Charter by Mr William Cunninghame, Vicar of Dundonald, of various lands and rents for support of two chaplains in the Parish Church of Irvine. This Mr Cunninghame was perpetual vicar of the church of Dundonald, and son of the Lord William de Cunnighame, Lord of Kilmaurs.
In addition to the above grant, he granted another charter of various lands and rents for the support of two chaplains in the Parish Church of Irvine. This charter was confirmed by James I on 28th July 1426, reserving always the services due to the king and the royal burgh of Irvine, from the tenements and lands specified in that charter.
Instrument of Sasine in the yearly rent of 5 merks granted by Lady Alice Campbell of Lowdonhill for the support of a chaplain at the altar of St. Michael in the Parish Church of Irvine. [under Scots law an Instrument of Sasine was a legal record for the transfer of property, usually land or rights to land.] Her grant was confirmed by James II in January 1452.
It has to be remembered that at this time that the towns now existing along the length of the River Irvine were not yet in existence, so it would be to the church in Irvine that those wishing to make endowments would make them.
A charter by Rankin Brown, Burgess of Irvine, granted to the "Curate of the Parish of Irvine, and five other Chaplains, certain annual rents for masses, in order that they say a private mass each day, with procession and chant solemnly for the good estate of the most serene Prince James the Fourth, most illustrious King of Scots, and Dame Margaret his most illustrious Consort; and for the souls of his progenitors and successors."
There is a stone, now sadly faded, built into the South-West wall of the present Church thought to commemorate the gift.

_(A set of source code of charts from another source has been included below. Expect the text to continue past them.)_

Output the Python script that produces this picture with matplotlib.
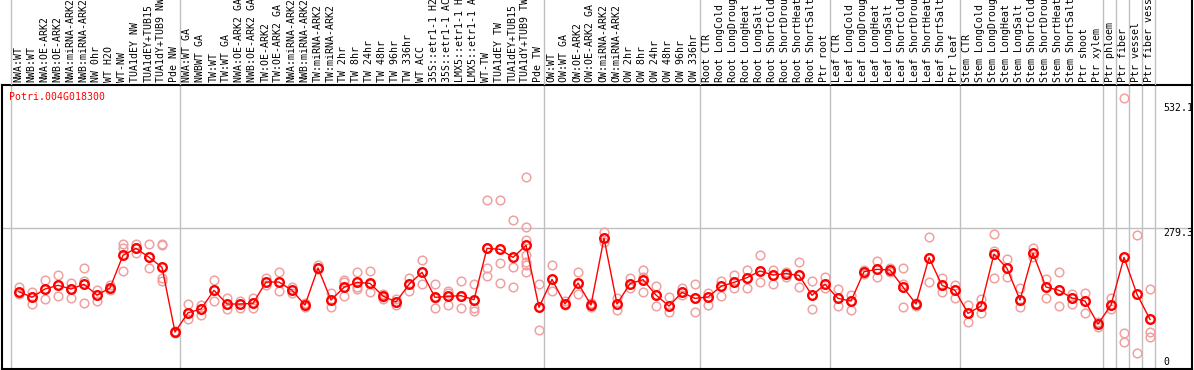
import matplotlib
matplotlib.use("Agg")
import matplotlib.pyplot as plt
import matplotlib.transforms as mtransforms

# Sample labels (88 conditions)
labels = [
    "NWA:WT", "NWB:WT", "NWA:OE-ARK2", "NWB:OE-ARK2", "NWA:miRNA-ARK2",
    "NWB:miRNA-ARK2", "NW 0hr", "WT H2O", "WT-NW", "TUA1dEY NW",
    "TUA1dEY+TUB15", "TUA1dY+TUB9 NW", "Pde NW", "NWA:WT GA", "NWBWT GA",
    "TW:WT", "TW:WT GA", "NWA:OE-ARK2 GA", "NWB:OE-ARK2 GA", "TW:OE-ARK2",
    "TW:OE-ARK2 GA", "NWA:miRNA-ARK2", "NWB:miRNA-ARK2", "TW:miRNA-ARK2",
    "TW:miRNA-ARK2", "TW 2hr", "TW 8hr", "TW 24hr", "TW 48hr", "TW 96hr",
    "TW 336hr", "WT ACC", "35S::etr1-1 H2", "35S::etr1-1 AC", "LMX5::etr1-1 H",
    "LMX5::etr1-1 A", "WT-TW", "TUA1dEY TW", "TUA1dEY+TUB15", "TUA1dY+TUB9 TW",
    "Pde TW", "OW:WT", "OW:WT GA", "OW:OE-ARK2", "OW:OE-ARK2 GA",
    "OW:miRNA-ARK2", "OW:miRNA-ARK2", "OW 2hr", "OW 8hr", "OW 24hr",
    "OW 48hr", "OW 96hr", "OW 336hr", "Root CTR", "Root LongCold",
    "Root LongDroug", "Root LongHeat", "Root LongSalt", "Root ShortCold",
    "Root ShortDrou", "Root ShortHeat", "Root ShortSalt", "Ptr root",
    "Leaf CTR", "Leaf LongCold", "Leaf LongDroug", "Leaf LongHeat",
    "Leaf LongSalt", "Leaf ShortCold", "Leaf ShortDrou", "Leaf ShortHeat",
    "Leaf ShortSalt", "Ptr leaf", "Stem CTR", "Stem LongCold",
    "Stem LongDroug", "Stem LongHeat", "Stem LongSalt", "Stem ShortCold",
    "Stem ShortDrou", "Stem ShortHeat", "Stem ShortSalt", "Ptr shoot",
    "Ptr xylem", "Ptr phloem", "Ptr fiber", "Ptr vessel", "Ptr fiber vess",
]

# mean expression per condition
means = [
    151.5, 140.2, 157.0, 164.4, 157.0, 166.4, 144.8, 159.0, 225.0, 239.0,
    221.0, 200.7, 70.2, 109.0, 116.6, 154.3, 126.7, 126.7, 128.0, 171.0,
    171.0, 154.3, 124.6, 199.3, 134.7, 160.3, 170.4, 168.4, 142.8, 130.7,
    166.3, 190.6, 140.1, 142.1, 143.5, 135.4, 239.0, 237.0, 220.8, 245.0,
    120.0, 176.4, 126.7, 169.0, 124.6, 259.2, 126.7, 167.7, 175.8, 144.8,
    122.6, 150.2, 138.1, 140.8, 162.3, 170.4, 179.8, 193.3, 185.2, 187.9,
    184.5, 144.2, 166.3, 138.1, 132.7, 191.9, 196.6, 195.3, 161.0, 126.7,
    220.1, 164.3, 154.2, 107.8, 122.6, 227.5, 198.6, 134.7, 228.9, 161.0,
    154.2, 138.8, 132.7, 86.3, 124.6, 220.8, 146.2, 95.7,
]

# individual replicates per condition
replicates = [
    [160.3, 151.5, 146.2], [150.2, 140.1, 126.7], [175.1, 156.9, 136.8],
    [185.2, 164.3, 142.8], [169.7, 156.9, 138.1], [199.3, 173.1, 166.3, 128.0],
    [154.9, 144.8, 132.0], [165.0, 158.9, 154.9], [248.4, 239.0, 193.3],
    [248.4, 239.0, 228.9], [247.0, 220.8, 199.3], [247.0, 245.7, 178.5, 173.1],
    [72.9, 67.5], [126.7, 109.2, 96.4], [124.7, 116.6, 105.2],
    [175.1, 154.2, 132.0], [138.1, 126.7, 116.6], [132.7, 126.7, 119.3],
    [139.5, 128.0, 119.3], [178.5, 171.1, 165.0], [191.2, 171.1, 152.9],
    [161.6, 154.2, 148.2],
    [128.0, 124.6, 121.3], [205.4, 199.3, 196.6], [148.2, 134.7, 121.3],
    [175.1, 171.7, 142.1], [190.6, 161.6, 156.3], [193.3, 167.0, 150.2],
    [146.2, 140.1, 136.8], [136.8, 130.7, 124.6], [178.5, 166.3, 152.9],
    [214.8, 190.6, 166.3], [166.3, 138.1, 118.0], [153.6, 148.2, 124.6],
    [173.1, 143.5, 118.0], [166.3, 118.0, 113.2], [335.8, 199.3, 183.8],
    [335.8, 208.7, 168.4], [296.1, 202.0, 161.0],
    [382.2, 281.3, 255.8, 225.5, 212.1, 205.4, 191.9],
    [166.3, 73.5], [204.7, 152.9], [132.7, 124.6], [191.2, 146.2],
    [128.0, 121.3],
    [272.6, 259.2, 252.4], [138.1, 126.7, 113.9], [179.8, 167.7, 159.6],
    [195.3, 181.8, 150.2], [163.0, 144.8, 122.6], [140.8, 122.6, 111.2],
    [158.3, 150.2, 144.8], [166.3, 138.1, 109.9], [148.2, 140.8, 124.6],
    [173.1, 162.3, 142.8], [185.2, 170.4, 159.6], [194.6, 179.8, 158.3],
    [224.9, 193.3, 170.4], [195.3, 185.2, 166.3], [190.6, 187.9, 181.2],
    [211.4, 184.5, 161.0], [173.7, 144.2, 116.6], [181.2, 166.3, 158.3],
    [156.3, 138.1, 122.6], [144.8, 132.7, 114.6], [195.3, 191.9, 187.9],
    [213.4, 196.6, 181.8], [200.0, 195.3, 191.9],
    [199.3, 167.0, 161.0, 120.6], [128.0, 126.7, 123.3], [261.2, 220.1, 171.1],
    [179.8, 164.3, 151.5], [164.3, 154.2, 138.1], [124.6, 107.8, 89.7],
    [137.4, 122.6, 109.2], [267.9, 234.3, 178.5], [217.5, 198.6, 181.2],
    [158.3, 134.7, 121.3], [239.0, 228.9, 222.2], [176.4, 161.0, 138.1],
    [191.2, 154.2, 122.0], [146.2, 138.8, 126.7], [148.9, 132.7, 109.2],
    [91.0, 86.3, 79.6], [138.1, 124.6, 116.6], [541.6, 67.5, 50.7],
    [265.9, 27.1], [156.9, 69.5, 60.8],
]

# last sample index of each group (separator drawn after it)
group_ends = [-1, 12, 40, 52, 62, 72, 83, 84, 85, 86, 87]
gene = "Potri.004G018300"
y_ticks = [0, 279.3, 532.1]

W, H = 1194, 370
mono = "DejaVu Sans Mono"
fs = 7.1
grid_col = "#c0c0c0"

fig = plt.figure(figsize=(W / 100, H / 100), dpi=100)
ax = fig.add_axes([1.5 / W, 1 / H, (1192 - 1.5) / W, 284 / H])
ax_lab = fig.add_axes([1.5 / W, 285 / H, (1192 - 1.5) / W, 85 / H], sharex=ax)

ax.set_xlim(-1.346, 90.23)
ax.set_ylim(-4.4, 568.5)
ax_lab.set_ylim(0, 1)

# separators and reference line
for g in group_ends:
    ax.axvline(g + 0.4, color=grid_col, lw=1, zorder=0)
    ax_lab.axvline(g + 0.4, color=grid_col, lw=1, zorder=0)
ax.axhline(y_ticks[1], color=grid_col, lw=1, zorder=0)

# replicates
for i, reps in enumerate(replicates):
    ax.plot([i] * len(reps), reps, linestyle="none", marker="o",
            markersize=6.2, markerfacecolor="none", markeredgecolor="#f0a0a0",
            markeredgewidth=1.1, zorder=2)

# means
x = list(range(len(means)))
ax.plot(x, means, color="red", lw=1, zorder=3)
ax.plot(x, means, linestyle="none", marker="o", markersize=6.2,
        markerfacecolor="none", markeredgecolor="red", markeredgewidth=1.7,
        zorder=4)

# y labels inside the plot on the right
tx = mtransforms.blended_transform_factory(ax.transAxes, ax.transData)
xr = (1163 - 1.5) / (1192 - 1.5)
ax.text(xr, y_ticks[2], "532.1", transform=tx, ha="left", va="top",
        family=mono, fontsize=fs)
ax.text(xr, y_ticks[1], "279.3", transform=tx, ha="left", va="top",
        family=mono, fontsize=fs)
ax.text(xr, y_ticks[0], "0", transform=tx, ha="left", va="bottom",
        family=mono, fontsize=fs)

ax.text(8 / 1190.5, 1 - 7 / 284, gene, transform=ax.transAxes, ha="left",
        va="top", color="red", family=mono, fontsize=fs)

# sample labels (the long ones run off the top, as in the source image)
tl = mtransforms.blended_transform_factory(ax_lab.transData, ax_lab.transAxes)
for i, lab in enumerate(labels):
    ax_lab.text(i - 0.05, 0.03, lab, transform=tl, rotation=90, ha="center",
                va="bottom", family=mono, fontsize=fs)

for a in (ax, ax_lab):
    a.set_xticks([])
    a.set_yticks([])
for s in ax.spines.values():
    s.set_linewidth(1.5)
    s.set_color("black")
for name in ("left", "top", "bottom"):
    ax_lab.spines[name].set_visible(False)
ax_lab.spines["right"].set_linewidth(1.5)
ax_lab.patch.set_visible(False)

fig.savefig("out.png", dpi=100)
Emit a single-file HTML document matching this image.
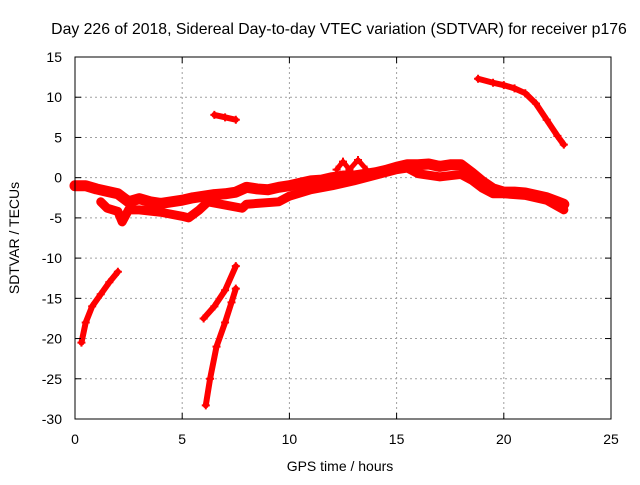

The letters M.Q. for Queen Margaret and the year 1506, the date of the grant; or the stone may commemorate a visist which James IV and his Queen paid to Irvine and Kilwinning when they viewed the "reliques" and made an offering of 14/- to the Abbey and St. Mary's Church. This stone was originally built into the Chapel of St. Mary and afterwards transferred to the walls of the new building in 1774.